Ushijima represented the Big Island in the Senate from 1959 to 1982, including four years as Senate president.
Ushijima was a deep-voiced but quiet veteran of the famed 442nd Regimental Combat Team in World War II who came back to Hilo after getting a law degree from George Washington University.
Friends recall Ushijima was rarely without a cigar, which, if he could not smoke, would stay unlit in his hand.
"His doctors finally made him give up those cigars," Metcalf recalled.
Ushijima's work, Metcalf said, touched on much of the social legislation that passed in Hawaii in the first 15 years after Hawaii became a state in 1959.
"He was instrumental in the prepaid health legislation, equal rights and nondiscrimination. John's fingerprints were on all of it," Metcalf said.
Metcalf recalls that Ushijima helped him as a beginning University of Hawaii-Hilo college student and then hired him as a legislative assistant.
"He was a paradoxical politician. He was just indifferent to public acclaim; he just did his work.
"He wasn't an easy guy to get to know. He had an implacable exterior, but he was passionate about social justice," Metcalf said.
Sen. Lorraine Inouye (D, Hilo-Honokaa) said yesterday that Ushijima was one of the "Big Island's stalwarts."
"He was just an incredible guy for the Big Island. ... He got a lot of younger people into political office.
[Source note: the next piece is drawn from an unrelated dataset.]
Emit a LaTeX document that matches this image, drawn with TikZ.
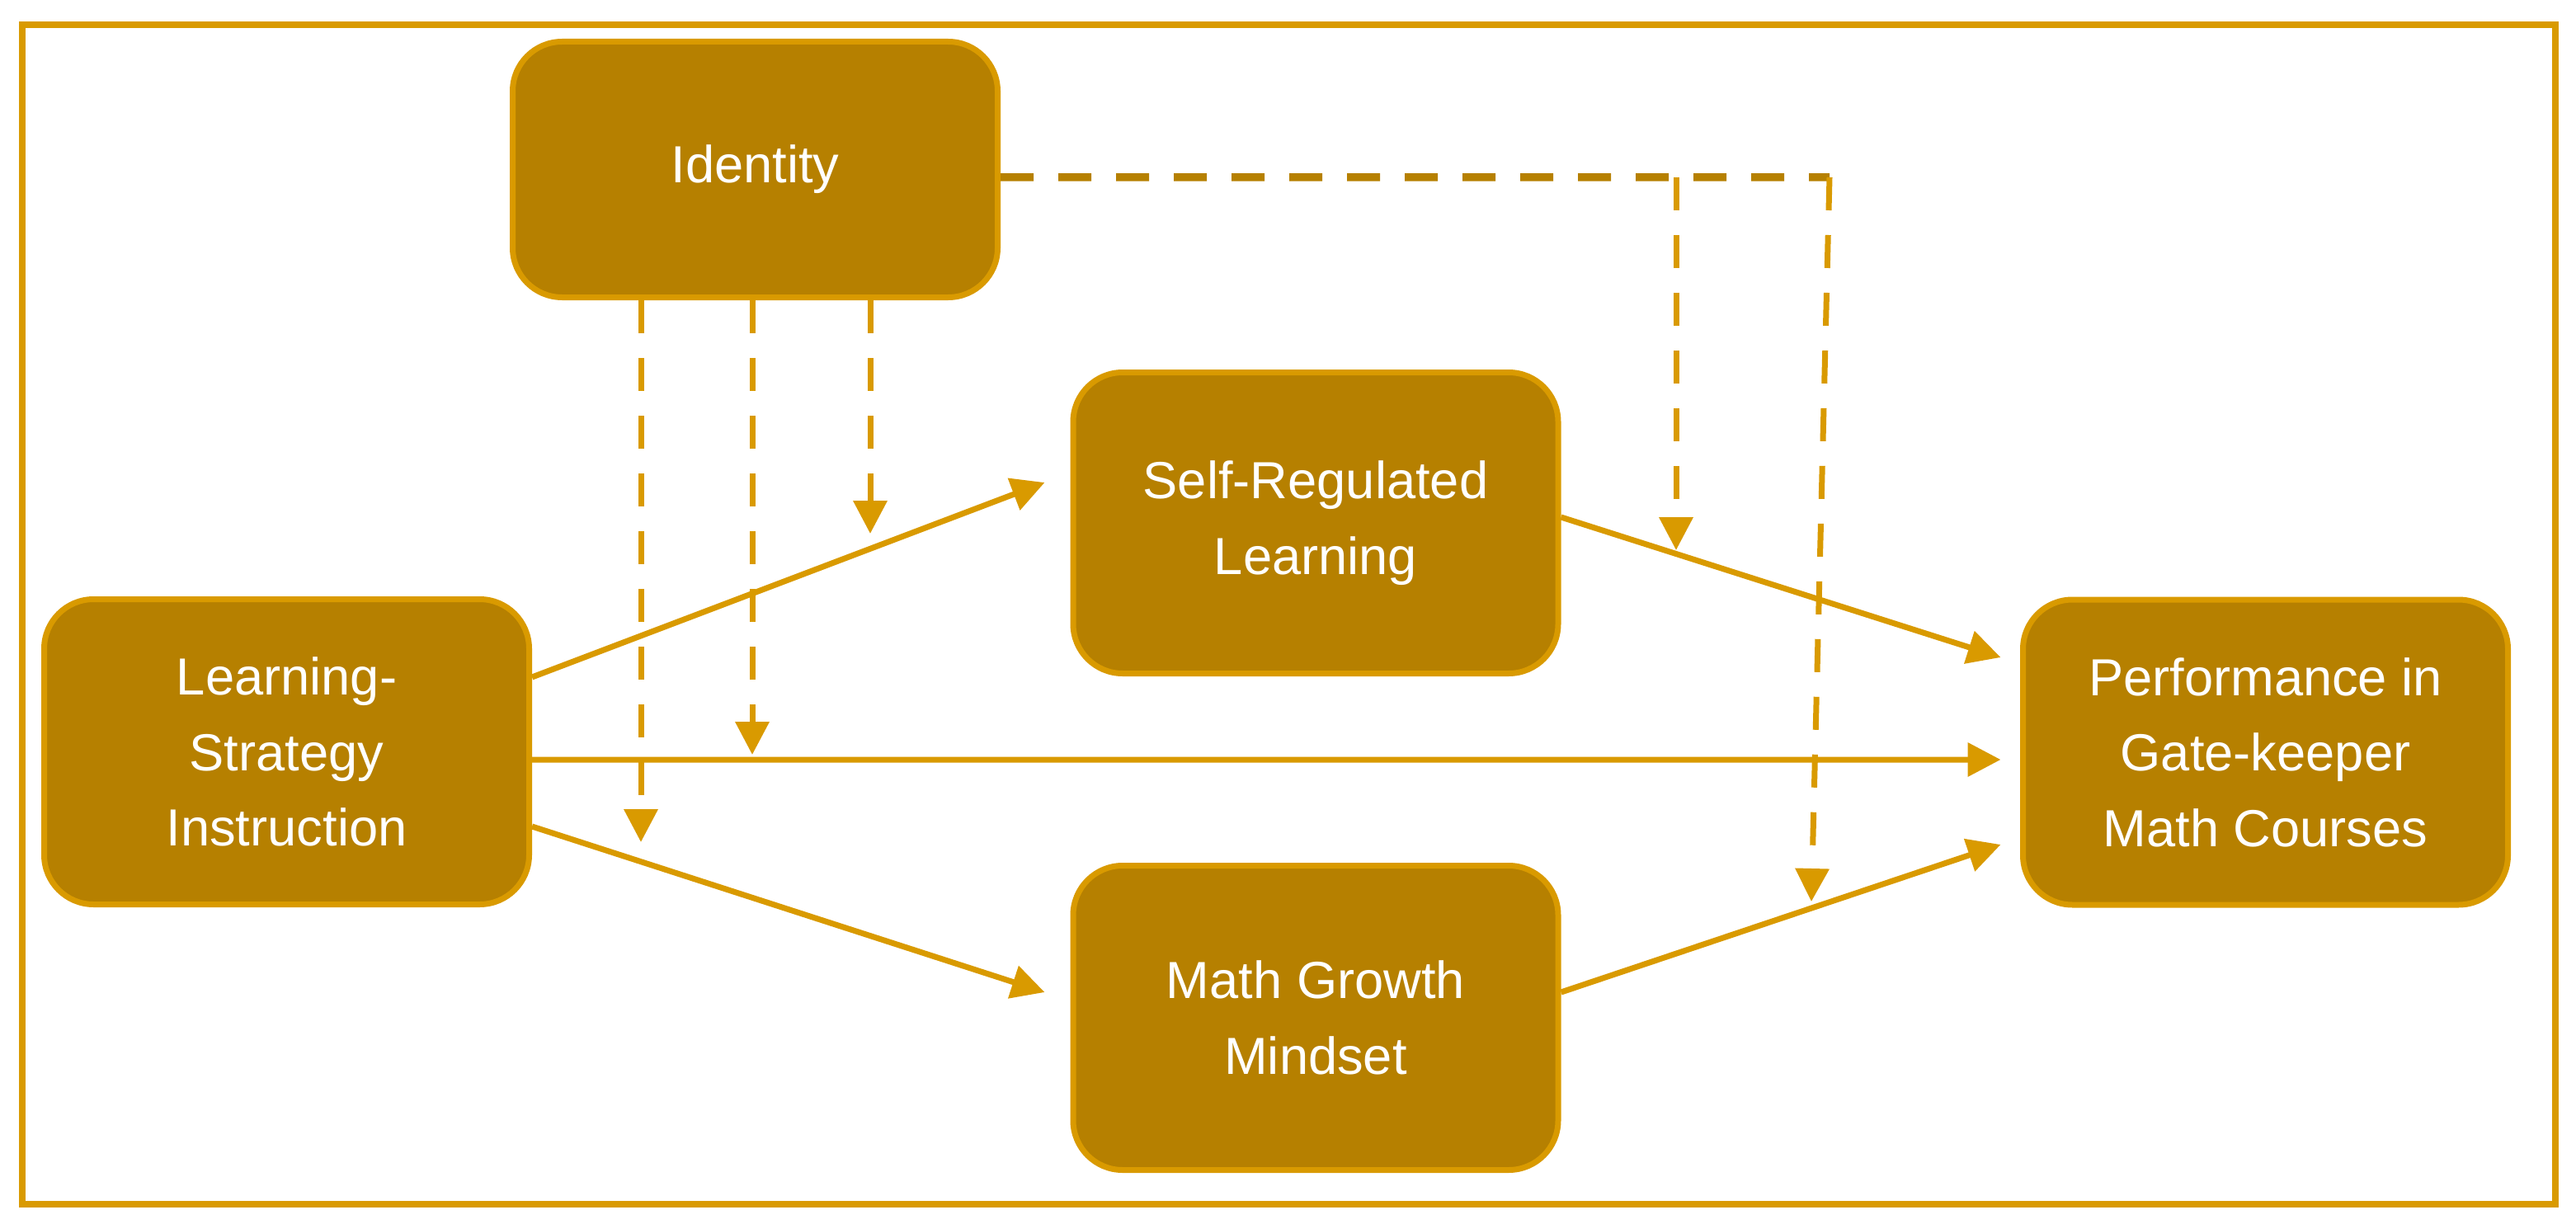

I remember he supported me when I first ran for the County Council," Inouye said.
After leaving office in 1982, Ushijima served two terms on the University of Hawaii Board of Regents.
He is survived by wife Margaret.
Funeral services will be held Monday from 3:30 to 5 p.m. at the Church of the Holy Cross in Hilo, with private burial services to follow on Tuesday.